__Supplied data__
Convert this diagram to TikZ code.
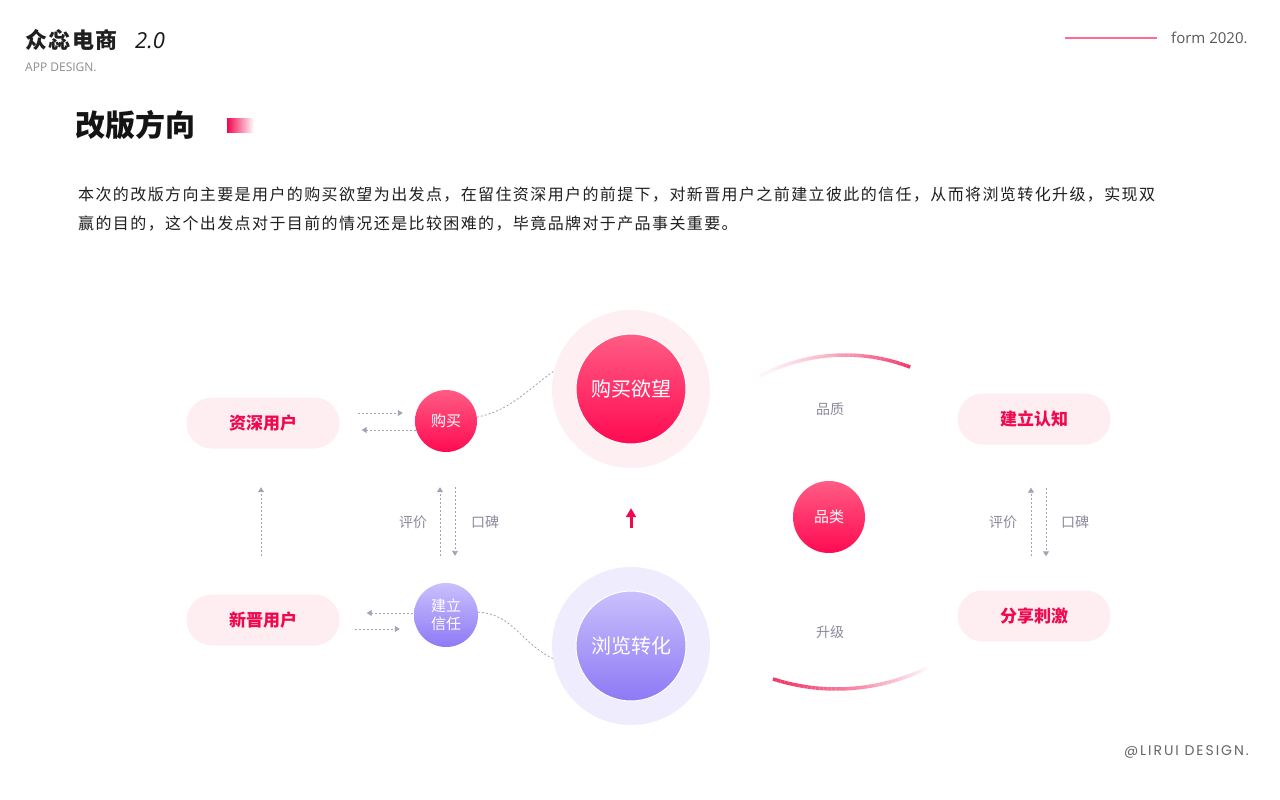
\documentclass[tikz,border=0pt]{standalone}
\usepackage{fontspec}
\setmainfont{Open Sans}
\newfontfamily\cjk{Noto Sans CJK SC}
\newfontfamily\cjkp[LetterSpace=8.7]{Noto Sans CJK SC}
\newfontfamily\cjkh[LetterSpace=7]{Noto Sans CJK SC}
\newfontfamily\popp[LetterSpace=14]{Poppins}
\usetikzlibrary{arrows.meta,calc}
\definecolor{accent}{HTML}{F0094F}
\definecolor{pillbg}{HTML}{FEEEF1}
\definecolor{dgray}{HTML}{A6A2B4}
\definecolor{lgray}{HTML}{8D899C}
\definecolor{pinkA}{HTML}{FF5C84}
\definecolor{pinkB}{HTML}{FF0A52}
\definecolor{purA}{HTML}{CAC0FC}
\definecolor{purB}{HTML}{8D79F5}
\definecolor{outerpink}{HTML}{FEEFF2}
\definecolor{outerpur}{HTML}{EFECFD}
\definecolor{arcpink}{HTML}{F23A6A}
\tikzset{
  pill/.style={rectangle, rounded corners=25.5pt, fill=pillbg, minimum width=153pt, minimum height=51pt,
    text=accent, font=\cjk\bfseries\fontsize{17}{17}\selectfont},
  pinkball/.style={circle, top color=pinkA, bottom color=pinkB, text=white, inner sep=0pt},
  purball/.style={circle, top color=purA, bottom color=purB, text=white, inner sep=0pt},
  darrow/.style={draw=dgray, dash pattern=on 2pt off 2pt, line width=0.9pt, -{Triangle[length=5pt,width=6pt]}},
  dline/.style={draw=dgray, dash pattern=on 2pt off 2pt, line width=0.8pt},
  glabel/.style={text=lgray, font=\cjk\fontsize{14}{14}\selectfont},
}
\begin{document}
\begin{tikzpicture}[x=1pt,y=-1pt]
\fill[white] (0,0) rectangle (1280,800);
\useasboundingbox (0,0) rectangle (1280,800);

% header
\node[anchor=west, inner sep=0pt, font=\cjkh\bfseries\fontsize{22}{22}\selectfont, text=black!88] (brand) at (25,40) {众惢电商};
\node[anchor=west, inner sep=0pt, font=\itshape\fontsize{22}{22}\selectfont, text=black!90] (ver) at (135,41) {2.0};
\node[anchor=west, inner sep=0pt, font=\fontsize{12}{12}\selectfont, text=black!45] (app) at (25,67) {APP DESIGN.};
\coordinate (ln1) at (1065,38);
\coordinate (ln2) at (1157,38);
\draw[line width=1.6pt, draw=pinkA!90] (ln1) -- (ln2);
\node[anchor=west, inner sep=0pt, font=\fontsize{15}{15}\selectfont, text=black!65] (form) at (1171,38) {form 2020.};

% section title
\node[anchor=west, inner sep=0pt, font=\cjk\bfseries\fontsize{30}{30}\selectfont, text=black!92] (title) at (75,125) {改版方向};
\shade[left color=accent, right color=white] (227,118) rectangle (254,132);

% paragraph
\node[anchor=west, inner sep=0pt, font=\cjkp\fontsize{16}{16}\selectfont, text=black!88] (p1) at (78,195)
 {本次的改版方向主要是用户的购买欲望为出发点，在留住资深用户的前提下，对新晋用户之前建立彼此的信任，从而将浏览转化升级，实现双};
\node[anchor=west, inner sep=0pt, font=\cjkp\fontsize{16}{16}\selectfont, text=black!88] (p2) at (78,224)
 {赢的目的，这个出发点对于目前的情况还是比较困难的，毕竟品牌对于产品事关重要。};

% pills
\node[pill] (senior) at (263,423) {资深用户};
\node[pill] (newu) at (263,620) {新晋用户};
\node[pill] (cog) at (1034,419) {建立认知};
\node[pill] (share) at (1034,616) {分享刺激};

% big circles
\node[circle, fill=outerpink, minimum size=158pt, inner sep=0pt] (bigbuyo) at (631,389) {};
\node[pinkball, draw=white, line width=1pt, minimum size=110pt, font=\cjk\fontsize{20}{20}\selectfont] (bigbuy) at (631,389) {购买欲望};
\node[circle, fill=outerpur, minimum size=158pt, inner sep=0pt] (browseo) at (631,646) {};
\node[purball, draw=white, line width=1pt, minimum size=110pt, font=\cjk\fontsize{20}{20}\selectfont] (browse) at (631,646) {浏览转化};

% small circles
\node[pinkball, minimum size=62pt, font=\cjk\fontsize{15}{15}\selectfont] (buy) at (446,421) {购买};
\node[purball, minimum size=64pt, font=\cjk\fontsize{15}{18}\selectfont, align=center] (trust) at (446,615) {建立\\信任};
\node[pinkball, minimum size=72pt, font=\cjk\fontsize{15}{15}\selectfont] (cat) at (829,517) {品类};

% dashed connectors
\draw[darrow] ($(senior.east)+(18.5,-10)$) -- ($(buy.west)+(-12,-8)$);
\draw[darrow] ($(buy.west)+(1,9)$) -- ($(senior.east)+(22,7)$);
\draw[darrow] ($(trust.west)+(-1,-2)$) -- ($(newu.east)+(27,-7)$);
\draw[darrow] ($(newu.east)+(15,9)$) -- ($(trust.west)+(-14,14)$);
\draw[darrow] ($(newu.north)+(-2,-38.5)$) -- ($(senior.south)+(-2,38.5)$);
\draw[darrow] ($(trust.north)+(-6,-27)$) -- ($(buy.south)+(-6,35)$);
\draw[darrow] ($(buy.south)+(9,35)$) -- ($(trust.north)+(9,-27)$);
\draw[darrow] ($(share.north)+(-3,-34)$) -- ($(cog.south)+(-3,43)$);
\draw[darrow] ($(cog.south)+(12,43)$) -- ($(share.north)+(12,-34)$);

\draw[dline] (buy.7) to[out=12,in=215] (bigbuyo.167);
\draw[dline] (trust.5) to[out=-2,in=155] (browseo.189);

% red arrow
\draw[accent, line width=3pt, -{Triangle[length=9pt,width=10pt]}, shorten <=39pt, shorten >=40pt] (browseo.north) -- (bigbuyo.south);

% labels
\node[glabel] (l1) at (413,522) {评价};
\node[glabel] (l2) at (485,522) {口碑};
\node[glabel] (l3) at (1003,522) {评价};
\node[glabel] (l4) at (1075,522) {口碑};
\node[glabel] (l5) at (830,409) {品质};
\node[glabel] (l6) at (830,632) {升级};

% gradient arcs
\foreach \i in {0,...,39}{
  \pgfmathsetmacro{\aa}{117.8-\i*(117.8-69)/40}
  \pgfmathsetmacro{\ab}{117.8-(\i+1)*(117.8-69)/40}
  \pgfmathsetmacro{\op}{0.04+0.96*(\i/39)^1.3}
  \draw[arcpink, line width=3.5pt, draw opacity=\op] ({845+182*cos(\aa)},{537-182*sin(\aa)}) -- ({845+182*cos(\ab)},{537-182*sin(\ab)});
}
\foreach \i in {0,...,39}{
  \pgfmathsetmacro{\aa}{-108+\i*(108-63.8)/40}
  \pgfmathsetmacro{\ab}{-108+(\i+1)*(108-63.8)/40}
  \pgfmathsetmacro{\op}{1-0.96*(\i/39)^1.3}
  \draw[arcpink, line width=3.5pt, draw opacity=\op] ({836.4+205.4*cos(\aa)},{483.6-205.4*sin(\aa)}) -- ({836.4+205.4*cos(\ab)},{483.6-205.4*sin(\ab)});
}

% footer
\node[anchor=east, inner sep=0pt, font=\popp\fontsize{14}{14}\selectfont, text=black!60] (foot) at (1249,752) {@LIRUI DESIGN.};
\end{tikzpicture}
\end{document}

__Exercise brief__
Do not include the images; transcribe the rest of the listing exactly.

__Complete response__
Convert this diagram to TikZ code.
\documentclass[tikz,border=0pt]{standalone}
\usepackage{fontspec}
\setmainfont{Open Sans}
\newfontfamily\cjk{Noto Sans CJK SC}
\newfontfamily\cjkp[LetterSpace=8.7]{Noto Sans CJK SC}
\newfontfamily\cjkh[LetterSpace=7]{Noto Sans CJK SC}
\newfontfamily\popp[LetterSpace=14]{Poppins}
\usetikzlibrary{arrows.meta,calc}
\definecolor{accent}{HTML}{F0094F}
\definecolor{pillbg}{HTML}{FEEEF1}
\definecolor{dgray}{HTML}{A6A2B4}
\definecolor{lgray}{HTML}{8D899C}
\definecolor{pinkA}{HTML}{FF5C84}
\definecolor{pinkB}{HTML}{FF0A52}
\definecolor{purA}{HTML}{CAC0FC}
\definecolor{purB}{HTML}{8D79F5}
\definecolor{outerpink}{HTML}{FEEFF2}
\definecolor{outerpur}{HTML}{EFECFD}
\definecolor{arcpink}{HTML}{F23A6A}
\tikzset{
  pill/.style={rectangle, rounded corners=25.5pt, fill=pillbg, minimum width=153pt, minimum height=51pt,
    text=accent, font=\cjk\bfseries\fontsize{17}{17}\selectfont},
  pinkball/.style={circle, top color=pinkA, bottom color=pinkB, text=white, inner sep=0pt},
  purball/.style={circle, top color=purA, bottom color=purB, text=white, inner sep=0pt},
  darrow/.style={draw=dgray, dash pattern=on 2pt off 2pt, line width=0.9pt, -{Triangle[length=5pt,width=6pt]}},
  dline/.style={draw=dgray, dash pattern=on 2pt off 2pt, line width=0.8pt},
  glabel/.style={text=lgray, font=\cjk\fontsize{14}{14}\selectfont},
}
\begin{document}
\begin{tikzpicture}[x=1pt,y=-1pt]
\fill[white] (0,0) rectangle (1280,800);
\useasboundingbox (0,0) rectangle (1280,800);

% header
\node[anchor=west, inner sep=0pt, font=\cjkh\bfseries\fontsize{22}{22}\selectfont, text=black!88] (brand) at (25,40) {众惢电商};
\node[anchor=west, inner sep=0pt, font=\itshape\fontsize{22}{22}\selectfont, text=black!90] (ver) at (135,41) {2.0};
\node[anchor=west, inner sep=0pt, font=\fontsize{12}{12}\selectfont, text=black!45] (app) at (25,67) {APP DESIGN.};
\coordinate (ln1) at (1065,38);
\coordinate (ln2) at (1157,38);
\draw[line width=1.6pt, draw=pinkA!90] (ln1) -- (ln2);
\node[anchor=west, inner sep=0pt, font=\fontsize{15}{15}\selectfont, text=black!65] (form) at (1171,38) {form 2020.};

% section title
\node[anchor=west, inner sep=0pt, font=\cjk\bfseries\fontsize{30}{30}\selectfont, text=black!92] (title) at (75,125) {改版方向};
\shade[left color=accent, right color=white] (227,118) rectangle (254,132);

% paragraph
\node[anchor=west, inner sep=0pt, font=\cjkp\fontsize{16}{16}\selectfont, text=black!88] (p1) at (78,195)
 {本次的改版方向主要是用户的购买欲望为出发点，在留住资深用户的前提下，对新晋用户之前建立彼此的信任，从而将浏览转化升级，实现双};
\node[anchor=west, inner sep=0pt, font=\cjkp\fontsize{16}{16}\selectfont, text=black!88] (p2) at (78,224)
 {赢的目的，这个出发点对于目前的情况还是比较困难的，毕竟品牌对于产品事关重要。};

% pills
\node[pill] (senior) at (263,423) {资深用户};
\node[pill] (newu) at (263,620) {新晋用户};
\node[pill] (cog) at (1034,419) {建立认知};
\node[pill] (share) at (1034,616) {分享刺激};

% big circles
\node[circle, fill=outerpink, minimum size=158pt, inner sep=0pt] (bigbuyo) at (631,389) {};
\node[pinkball, draw=white, line width=1pt, minimum size=110pt, font=\cjk\fontsize{20}{20}\selectfont] (bigbuy) at (631,389) {购买欲望};
\node[circle, fill=outerpur, minimum size=158pt, inner sep=0pt] (browseo) at (631,646) {};
\node[purball, draw=white, line width=1pt, minimum size=110pt, font=\cjk\fontsize{20}{20}\selectfont] (browse) at (631,646) {浏览转化};

% small circles
\node[pinkball, minimum size=62pt, font=\cjk\fontsize{15}{15}\selectfont] (buy) at (446,421) {购买};
\node[purball, minimum size=64pt, font=\cjk\fontsize{15}{18}\selectfont, align=center] (trust) at (446,615) {建立\\信任};
\node[pinkball, minimum size=72pt, font=\cjk\fontsize{15}{15}\selectfont] (cat) at (829,517) {品类};

% dashed connectors
\draw[darrow] ($(senior.east)+(18.5,-10)$) -- ($(buy.west)+(-12,-8)$);
\draw[darrow] ($(buy.west)+(1,9)$) -- ($(senior.east)+(22,7)$);
\draw[darrow] ($(trust.west)+(-1,-2)$) -- ($(newu.east)+(27,-7)$);
\draw[darrow] ($(newu.east)+(15,9)$) -- ($(trust.west)+(-14,14)$);
\draw[darrow] ($(newu.north)+(-2,-38.5)$) -- ($(senior.south)+(-2,38.5)$);
\draw[darrow] ($(trust.north)+(-6,-27)$) -- ($(buy.south)+(-6,35)$);
\draw[darrow] ($(buy.south)+(9,35)$) -- ($(trust.north)+(9,-27)$);
\draw[darrow] ($(share.north)+(-3,-34)$) -- ($(cog.south)+(-3,43)$);
\draw[darrow] ($(cog.south)+(12,43)$) -- ($(share.north)+(12,-34)$);

\draw[dline] (buy.7) to[out=12,in=215] (bigbuyo.167);
\draw[dline] (trust.5) to[out=-2,in=155] (browseo.189);

% red arrow
\draw[accent, line width=3pt, -{Triangle[length=9pt,width=10pt]}, shorten <=39pt, shorten >=40pt] (browseo.north) -- (bigbuyo.south);

% labels
\node[glabel] (l1) at (413,522) {评价};
\node[glabel] (l2) at (485,522) {口碑};
\node[glabel] (l3) at (1003,522) {评价};
\node[glabel] (l4) at (1075,522) {口碑};
\node[glabel] (l5) at (830,409) {品质};
\node[glabel] (l6) at (830,632) {升级};

% gradient arcs
\foreach \i in {0,...,39}{
  \pgfmathsetmacro{\aa}{117.8-\i*(117.8-69)/40}
  \pgfmathsetmacro{\ab}{117.8-(\i+1)*(117.8-69)/40}
  \pgfmathsetmacro{\op}{0.04+0.96*(\i/39)^1.3}
  \draw[arcpink, line width=3.5pt, draw opacity=\op] ({845+182*cos(\aa)},{537-182*sin(\aa)}) -- ({845+182*cos(\ab)},{537-182*sin(\ab)});
}
\foreach \i in {0,...,39}{
  \pgfmathsetmacro{\aa}{-108+\i*(108-63.8)/40}
  \pgfmathsetmacro{\ab}{-108+(\i+1)*(108-63.8)/40}
  \pgfmathsetmacro{\op}{1-0.96*(\i/39)^1.3}
  \draw[arcpink, line width=3.5pt, draw opacity=\op] ({836.4+205.4*cos(\aa)},{483.6-205.4*sin(\aa)}) -- ({836.4+205.4*cos(\ab)},{483.6-205.4*sin(\ab)});
}

% footer
\node[anchor=east, inner sep=0pt, font=\popp\fontsize{14}{14}\selectfont, text=black!60] (foot) at (1249,752) {@LIRUI DESIGN.};
\end{tikzpicture}
\end{document}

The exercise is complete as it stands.